Puppet is a declarative automator that has become popular by delivering consistency in automation of very large and complex builds. It works very simply – it declares the state it needs from the system (which users will exist, which software needs to be installed, which security patches have to be applied), and lets you validate that state easily. Once that’s been achieved, you can quickly identify failures in your model, what didn’t work and why, and Puppet can be easily reconfigured with little programming knowledge.

Puppet’s troubleshooting capabilities have pushed it close to the front of the pack of available automation tools for Infrastructure as Code.

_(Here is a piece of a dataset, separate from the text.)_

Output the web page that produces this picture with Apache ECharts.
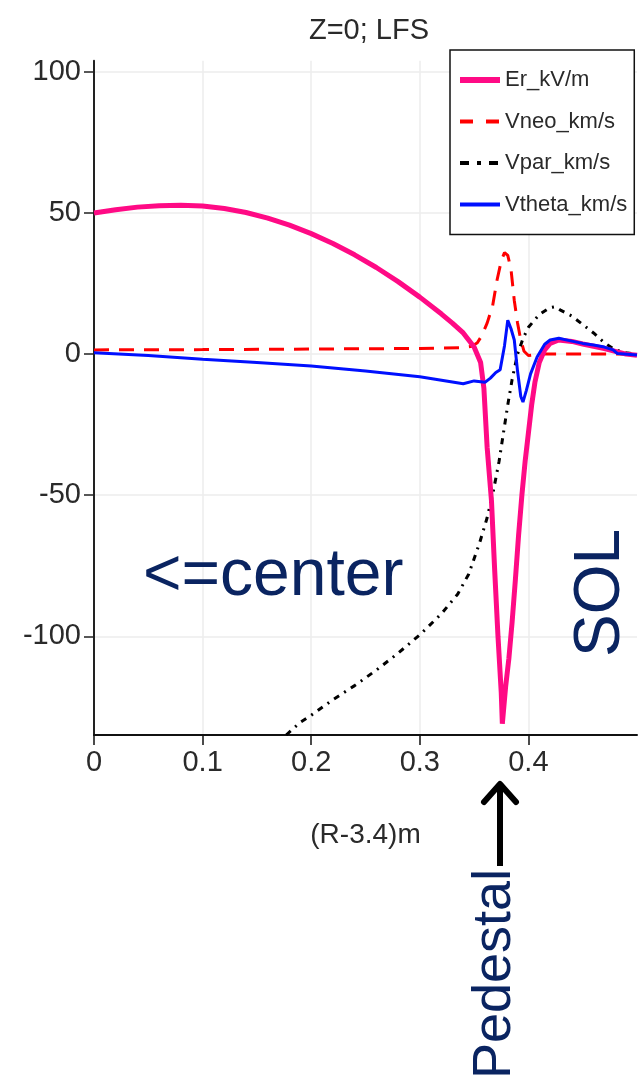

It delivers reliability, consistency, and relative safety to tweak your infrastructure as and when you need, and is available as open-source and proprietary, enterprise-focussed variants.


Formerly known simply as “Chef”, Progress Chef helps companies create exacting server setups either locally or in public clouds from the big hyperscalers – in fact, Chef is used by many of the hyperscalers themselves.

:ike Puppet, Chef can be run standalone, or in a client-server model, where a single Chef instance can create installations on multiple machine instances (clients). Chef server can query its clients as to their capabilities and configurations, and adapt its responses accordingly, making it well-suited to replicating identical builds across multi- and hybrid clouds. Scaleable data consolidations and relatively straightforward 3rd party integration has also won Chef many fans.


Kubernetes provides automation and functions for containers, specifically. It uses several components, including a database of containers, groups of containers working as Pods, self-replication, load-balancing and self-healing. If you run container-based applications in production, you likely use (or will use) Kubernetes.

Kubernetes has fans in the DevOps community as microservices become more widespread. Its layered structure makes sense to developers looking to automate their containerized infrastructures as code. Although its syntax and methodology are considered opaque to all but the Kubernetes experts, it’s proving itself to be an enabler of containerized applications that are scalable, elastic and reliable.

Why You Should Deploy Infrastructure as Code

Infrastructure as Code is a way of delivering faster, more robust, more visibly version-controlled environmental deployments in ways that can be safe. Automating processes is an important part of Operations in a development environment, and can save you more money, speed up your development chain, and make managing and altering your infrastructure environments easier.